August 3, 2010

Systemic Forces

Systemic forces are environmental pressures that shape society independent of any individual’s intentions.  If human nature is immutably self-serving and human knowledge limited, as conservatives often suppose, then constructive systemic forces are critical for advancing prosperity.  The classic example of a productive systemic force is the free market.  The free market allows people to transmit information about their preferences, along with incentives for others to meet those preferences, by accepting or rejecting prices.  Without any central planning board intending it – without anyone intending it – prices constantly reorganize the entire economy to provide an ever increasing satisfaction of human wants.

When immigration is restricted, two types of positive systemic forces are weakened.

First, immigration restrictions weakens the free market.  Wages are one of the most fundamental market prices.  High wages signal that a particular job is useful for satisfying a large amount of human wants.  When wages are higher for landscapers than for farmers, consumers are signaling that they value the services of an additional landscaper more than that of another farmer.  If Mexican workers can migrate freely to America, they can take advantage of the higher landscaping wages, lift themselves out of poverty, and supply a service that Americans value more than additional imported food.  Immigration restrictions inhibit the enriching systemic force of wages to draw laborers where they are most valued.
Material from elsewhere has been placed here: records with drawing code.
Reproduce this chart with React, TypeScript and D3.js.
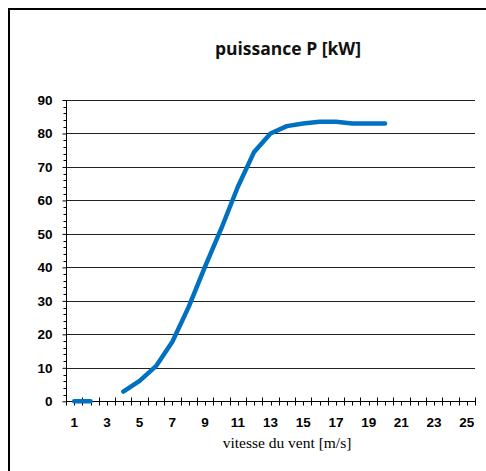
import React, { useEffect, useRef } from 'react'
import * as d3 from 'd3'

// wind speed categories (m/s)
const speeds = d3.range(1, 26)
// power in kW, null where no value
const power: (number | null)[] = [
  0, 0, null, 2.9, 6.1, 10.5, 17.8, 28.2, 40.2, 51.7, 64, 74.5, 80, 82.2, 83, 83.5, 83.5, 83, 83, 83,
  null, null, null, null, null,
]
const yTicks = [0, 10, 20, 30, 40, 50, 60, 70, 80, 90]
const xLabels = [1, 3, 5, 7, 9, 11, 13, 15, 17, 19, 21, 23, 25]

const App = () => {
  const svgRef = useRef<SVGSVGElement>(null)

  useEffect(() => {
    const width = 486
    const height = 471
    const plot = { left: 66, right: 475, top: 100, bottom: 401.3 }

    const svg = d3.select(svgRef.current).attr('width', width).attr('height', height)
    svg.selectAll('*').remove()

    // outer frame (cut off on right and bottom)
    svg
      .append('rect')
      .attr('x', 9)
      .attr('y', 9)
      .attr('width', 500)
      .attr('height', 500)
      .attr('fill', 'white')
      .attr('stroke', '#000')
      .attr('stroke-width', 2)

    const xScale = d3.scaleBand<number>().domain(speeds).range([plot.left, plot.right]).padding(0)
    const yScale = d3.scaleLinear().domain([0, 90]).range([plot.bottom, plot.top])

    // title
    svg
      .append('text')
      .text('puissance P [kW]')
      .attr('x', 288)
      .attr('y', 55)
      .attr('text-anchor', 'middle')
      .style('font-family', '"Open Sans", sans-serif')
      .style('font-weight', 'bold')
      .style('font-size', '17.5px')
      .style('fill', '#111')

    // gridlines
    svg
      .append('g')
      .selectAll('line')
      .data(yTicks.filter((d) => d > 0))
      .enter()
      .append('line')
      .attr('x1', plot.left)
      .attr('x2', plot.right)
      .attr('y1', (d) => Math.round(yScale(d)) + 0.5)
      .attr('y2', (d) => Math.round(yScale(d)) + 0.5)
      .attr('stroke', '#222')
      .attr('stroke-width', 1)

    // y axis
    const yAxis = svg
      .append('g')
      .attr('transform', `translate(${plot.left + 0.5}, 0)`)
      .call(d3.axisLeft(yScale).tickValues(yTicks).tickSize(4).tickPadding(10))
    yAxis.select('.domain').remove()
    yAxis
      .append('line')
      .attr('y1', plot.top)
      .attr('y2', plot.bottom)
      .attr('stroke', '#000')
    yAxis
      .selectAll('.minor')
      .data(d3.range(0, 91, 2).filter((d) => d % 10 !== 0))
      .enter()
      .append('line')
      .attr('x1', -3)
      .attr('x2', 0)
      .attr('y1', (d) => Math.round(yScale(d)) + 0.5)
      .attr('y2', (d) => Math.round(yScale(d)) + 0.5)
      .attr('stroke', '#000')
    yAxis
      .selectAll('text')
      .style('font-family', '"Liberation Sans", Arial, sans-serif')
      .style('font-weight', 'bold')
      .style('font-size', '13.5px')
      .style('fill', '#000')

    // x axis
    const xAxis = svg.append('g').attr('transform', `translate(0, ${Math.round(plot.bottom) + 0.5})`)
    xAxis
      .append('line')
      .attr('x1', plot.left)
      .attr('x2', plot.right)
      .attr('stroke', '#000')
    const bounds = speeds.map((s) => xScale(s) as number).concat([plot.right])
    xAxis
      .selectAll('.major')
      .data(bounds)
      .enter()
      .append('line')
      .attr('x1', (d) => Math.round(d) + 0.5)
      .attr('x2', (d) => Math.round(d) + 0.5)
      .attr('y1', -4)
      .attr('y2', 4)
      .attr('stroke', '#000')
    xAxis
      .selectAll('.minor')
      .data(speeds)
      .enter()
      .append('line')
      .attr('x1', (d) => Math.round((xScale(d) as number) + xScale.bandwidth() / 2) + 0.5)
      .attr('x2', (d) => Math.round((xScale(d) as number) + xScale.bandwidth() / 2) + 0.5)
      .attr('y1', 0)
      .attr('y2', 4)
      .attr('stroke', '#000')
    xAxis
      .selectAll('text')
      .data(xLabels)
      .enter()
      .append('text')
      .text((d) => d)
      .attr('x', (d) => (xScale(d) as number) + xScale.bandwidth() / 2)
      .attr('y', 25)
      .attr('text-anchor', 'middle')
      .style('font-family', '"Liberation Sans", Arial, sans-serif')
      .style('font-weight', 'bold')
      .style('font-size', '13.5px')

    // x axis title
    svg
      .append('text')
      .text('vitesse du vent [m/s]')
      .attr('x', 287)
      .attr('y', 448)
      .attr('text-anchor', 'middle')
      .style('font-family', '"Liberation Serif", "Times New Roman", serif')
      .style('font-size', '15.5px')

    // power curve
    const line = d3
      .line<number | null>()
      .defined((d) => d !== null)
      .x((d, i) => (xScale(speeds[i]) as number) + xScale.bandwidth() / 2)
      .y((d) => yScale(d as number))

    svg
      .append('path')
      .datum(power)
      .attr('d', line)
      .attr('fill', 'none')
      .attr('stroke', '#0070C0')
      .attr('stroke-width', 4.5)
      .attr('stroke-linejoin', 'round')
      .attr('stroke-linecap', 'round')
  }, [])

  return <svg ref={svgRef} style={{ position: 'absolute', left: 0, top: 0 }}></svg>
}

export default App
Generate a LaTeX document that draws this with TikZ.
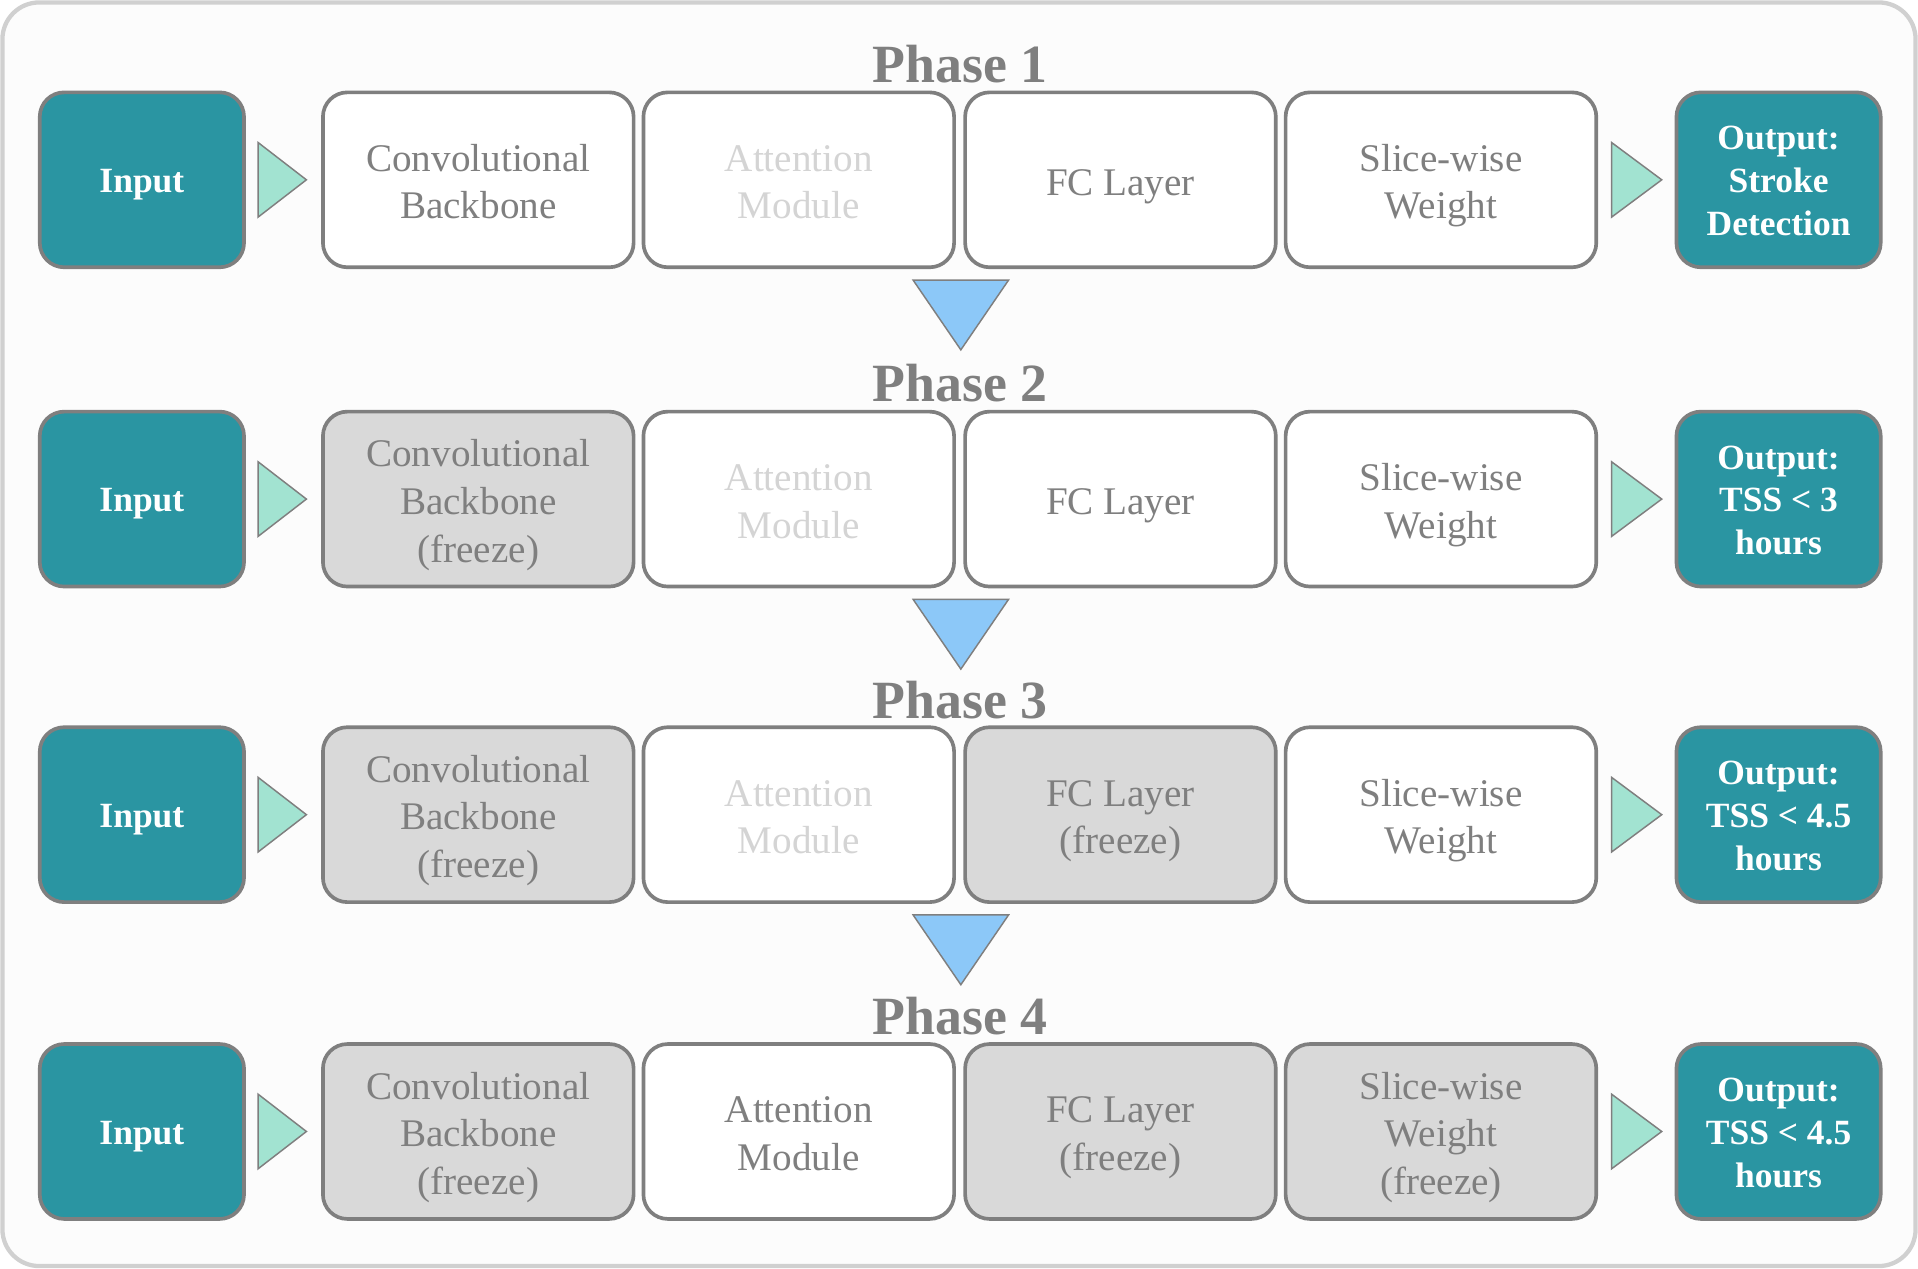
\documentclass[tikz,border=0pt]{standalone}
\usepackage{fontspec}
\setmainfont{Liberation Serif}
\usetikzlibrary{calc}

\definecolor{tealbox}{HTML}{2A95A2}
\definecolor{edgegray}{HTML}{7F7F7F}
\definecolor{freezegray}{HTML}{D9D9D9}
\definecolor{fadegray}{HTML}{D4D4D4}
\definecolor{framegray}{HTML}{D0D0D0}
\definecolor{mint}{HTML}{A2E3D1}
\definecolor{skyblue}{HTML}{8CC8F8}
\newcommand\rowstrut{\rule[-7pt]{0pt}{\baselineskip}}

\begin{document}
\begin{tikzpicture}[x=1pt, y=-1pt,
  block/.style={draw=edgegray, line width=3pt, rounded corners=20pt, fill=white,
    minimum width=254pt, minimum height=143pt, inner sep=0pt, text width=240pt,
    align=center, text=edgegray, font=\fontsize{32}{39}\selectfont,
    execute at begin node={\spaceskip=\fontdimen2\font\rowstrut},
    execute at end node=\rowstrut},
  frozen/.style={block, fill=freezegray},
  faded/.style={block, text=fadegray},
  io/.style={block, fill=tealbox, minimum width=167pt, text width=160pt, text=white,
    font=\fontsize{29}{35}\selectfont\bfseries},
  phase/.style={text=edgegray, font=\fontsize{44}{44}\selectfont\bfseries},
  fwd/.style={draw=edgegray, line width=1.2pt, fill=mint},
  down/.style={draw=edgegray, line width=1.2pt, fill=skyblue}]
  \useasboundingbox (0,0) rectangle (1568,1037);
  \draw[framegray, line width=3.5pt, fill=black!1, rounded corners=30pt] (2,2) rectangle (1566,1035);

  % Phase 1
  \node[io]     (in1)  at (116,147)  {Input};
  \node[block]  (cb1)  at (391,147)  {Convolutional\\Backbone};
  \node[faded]  (am1)  at (653,147)  {Attention\\Module};
  \node[block]  (fc1)  at (916,147)  {FC Layer};
  \node[block]  (sw1)  at (1178,147) {Slice-wise\\Weight};
  \node[io]     (out1) at (1454,147) {Output:\\Stroke\\Detection};
  % Phase 2
  \node[io]     (in2)  at (116,408)  {Input};
  \node[frozen] (cb2)  at (391,408)  {Convolutional\\Backbone\\(freeze)};
  \node[faded]  (am2)  at (653,408)  {Attention\\Module};
  \node[block]  (fc2)  at (916,408)  {FC Layer};
  \node[block]  (sw2)  at (1178,408) {Slice-wise\\Weight};
  \node[io]     (out2) at (1454,408) {Output:\\TSS < 3\\hours};
  % Phase 3
  \node[io]     (in3)  at (116,666)  {Input};
  \node[frozen] (cb3)  at (391,666)  {Convolutional\\Backbone\\(freeze)};
  \node[faded]  (am3)  at (653,666)  {Attention\\Module};
  \node[frozen] (fc3)  at (916,666)  {FC Layer\\(freeze)};
  \node[block]  (sw3)  at (1178,666) {Slice-wise\\Weight};
  \node[io]     (out3) at (1454,666) {Output:\\TSS < 4.5\\hours};
  % Phase 4
  \node[io]     (in4)  at (116,925)  {Input};
  \node[frozen] (cb4)  at (391,925)  {Convolutional\\Backbone\\(freeze)};
  \node[block]  (am4)  at (653,925)  {Attention\\Module};
  \node[frozen] (fc4)  at (916,925)  {FC Layer\\(freeze)};
  \node[frozen] (sw4)  at (1178,925) {Slice-wise\\Weight\\(freeze)};
  \node[io]     (out4) at (1454,925) {Output:\\TSS < 4.5\\hours};

  \foreach \r/\y in {1/52, 2/313, 3/572, 4/831}
    \node[phase] (ph\r) at (785,\y) {Phase \r};

  % green arrows into and out of each row
  \foreach \r in {1,...,4} {
    \draw[fwd] ($(in\r.east)+(10,-30.5)$) -- ($(cb\r.west)+(-12,0)$) -- ($(in\r.east)+(10,30.5)$) -- cycle;
    \draw[fwd] ($(sw\r.east)+(11,-30.5)$) -- ($(out\r.west)+(-10.5,0)$) -- ($(sw\r.east)+(11,30.5)$) -- cycle;
  }
  % blue arrows between phases
  \foreach \r/\s in {1/2, 2/3, 3/4} {
    \coordinate (gap\r) at ($(am\r.south east)!0.5!(fc\r.south west)+(1,9)$);
    \draw[down] ($(gap\r)+(-39,0)$) -- ($(gap\r)+(39,0)$) -- ($(gap\r)+(0,57)$) -- cycle;
  }
\end{tikzpicture}
\end{document}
Immigration restrictions also undermine the systemic force of regulatory competition.  In a world with free trade and low shipping costs, manufacturing companies will build factories in whatever country has the best business environment.  Governments that value the jobs and tax base created by producers are forced to compete to provide a business-friendly regulatory regime.  If they do not, businesses will avoid or leave those countries.

More open immigration intensifies regulatory competition.  If a government knows its citizens cannot escape, it has more power to weigh those citizens down with bad laws.  Governments with the worst laws are always the most eager to make sure their citizens cannot escape – witness the Berlin Wall or North Korea today.  In a world where migration was a quick and easy option for all people, governments would have much less power, for example, to place punitively high tax rates on their most productive citizens to fund dangerously wasteful welfare programs.

Just as free trade forces nations to compete to pass good laws for businesses, free immigration would force nations to compete to pass good laws for people.  In that sense, it is more important than free trade.  By closing off our border, conservatives are undermining the most powerful systemic force for global good governance that could exist.  They are disenfranchising people who want to vote with their feet.  They are also betraying their own trust in the positive power of systemic forces.

said Wallace Forman @ 9:00 AM. Comments (2)

November 11, 2009

The Berlin Wall Today

Volokh had a couple of posts up commemorating the 20th anniversary of the fall of the Berlin Wall – here, here, and here for example.

I am too young to remember the fall of the Berlin Wall or the collapse of the Soviet Union, but the idea of the wall, as I learned about it later, made quite an impression on me.  The Communists had voluntarily constructed a physical testament to their citizens’ fevered desire to escape.  And once that wall came down, the beneficent West welcomed the refugees with open arms.  But because I am too young to remember the Berlin Wall, another wall looms larger in my mind.

Today, a sickening parody of the past is unfolding.  A new wall goes up along our border, and the United States is building it.  It builds it not to keep its own rich well-fed citizens trapped inside, but to keep the poor and desperate out.  The Berlin Wall made a sick sort of sense.  The Communists needed to prevent the human material of their social experiments from escaping.  But the wall today is an aimless and demented cruelty, a jeering testament to our nation’s willingness to sacrifice its own prosperity, if only it can make our neighbors a little poorer.  It denies both the citizens inside our borders and those without the best operation of the capitalist system that was once the hope of desperate East Berliners.

Once we demanded that the Soviets tear down their wall.  Today we insist that our neighbors help us seal off our border.  So today, I look forward to the twentieth anniversary of the fall of a different wall, and a time when we will have seen it for the travesty that it is.